Val has been the NEOSEC representative for two years. “With the event being hosted in Boston, I knew I wanted to be involved in the Summit Planning Committee. NEOSEC connects NU to other folks doing similar work in the region.” Val had attended a summit as a Northeastern graduate student. When her boss asked if she was interested in being the NEOSEC representative, she responded, “Yes, I would love to be involved!”
NEOSEC’s mission aligns with that of the NUMSC. “Our mission in the Outreach program is to connect resources of the center to the community, translate knowledge to meet societal needs, inspire interest in marine science careers, and promote environmental literacy. This is key to NEOSEC’s mission as well. Knowing about those other NEOSEC organizations is so valuable. Scientists can share knowledge.”
Val has been part of NU MSC Outreach since her college days. “My background is marine science and research. I studied at Northeastern for both my bachelor’s and master’s. I did an internship with the MSC Outreach Program (through NU’s coop program.) It opened my eyes to being a science communicator and that really resonated with me. I stayed connected with the Outreach program since then. I’ve worked in all different roles at the Marine Science Center and it was field experiences in Nahant and elsewhere that showed me marine science is for me – nature as a classroom.”

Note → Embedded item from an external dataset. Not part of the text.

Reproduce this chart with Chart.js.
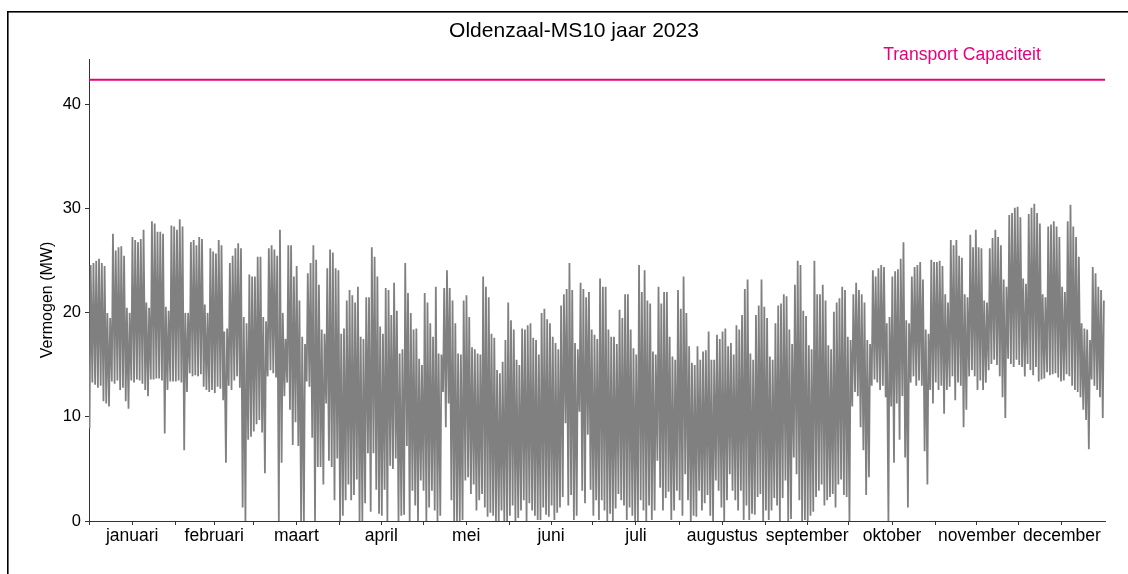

Val is enthusiastic about marine education. We work with all ages. It’s what I love. You have to fine tune your communication skills, more complex with older students, and with younger students, show them how fun nature is. I particularly like helping kids who haven’t had this exposure before, such as recent immigrants who just moved here. It gives them a sense of place. You have to inspire appreciation first before you can expect them to preserve and protect the environment.”
Something Val is concerned with and thinks about a lot, is how to promote diversity and inclusion in the sciences. “What we are striving for but struggle to achieve is diversity and inclusion in this field. Especially at the graduate level and higher, the field is not very diverse. Our goal is to involve people from different backgrounds, cultures, and economically or otherwise disadvantaged groups, in order to achieve a broader perspective that will benefit the field. When we lead a school group in which a majority of students are non-white, it’s tough because the students might have a hard time seeing themselves in this career because of the lack of diversity in the educators and scientists. They think, ‘They don’t look like me.’ I want them to know this is attainable.”
Val was recently promoted from Outreach Educator to Outreach Program Coordinator. “My job involves less teaching now and more directing and overseeing the program. Our K-12 programs involve a lot of communication with staff, teachers, and scientists around both logistics and curricula/content. Another part of my job is identifying and applying for grants to support our programs, and especially to promote the involvement of economically or otherwise disadvantaged groups, and work towards improving that diversity and inclusion problem I mentioned earlier. In my new role, I also manage the Marketing and Communications for the Marine Science Center, and work with faculty to help them articulate the broader impacts of their research, which is important for obtaining research funding.”
In looking at her career, Val gets satisfaction from seeing the growth of others. “I’ve been on quite a journey, starting as intern and now as director. Under my guidance and the guidance of my supervisor, seeing the staff I supervise grow and develop, helping them access opportunities, is really powerful for me. I’m proud of the culture of the outreach program.”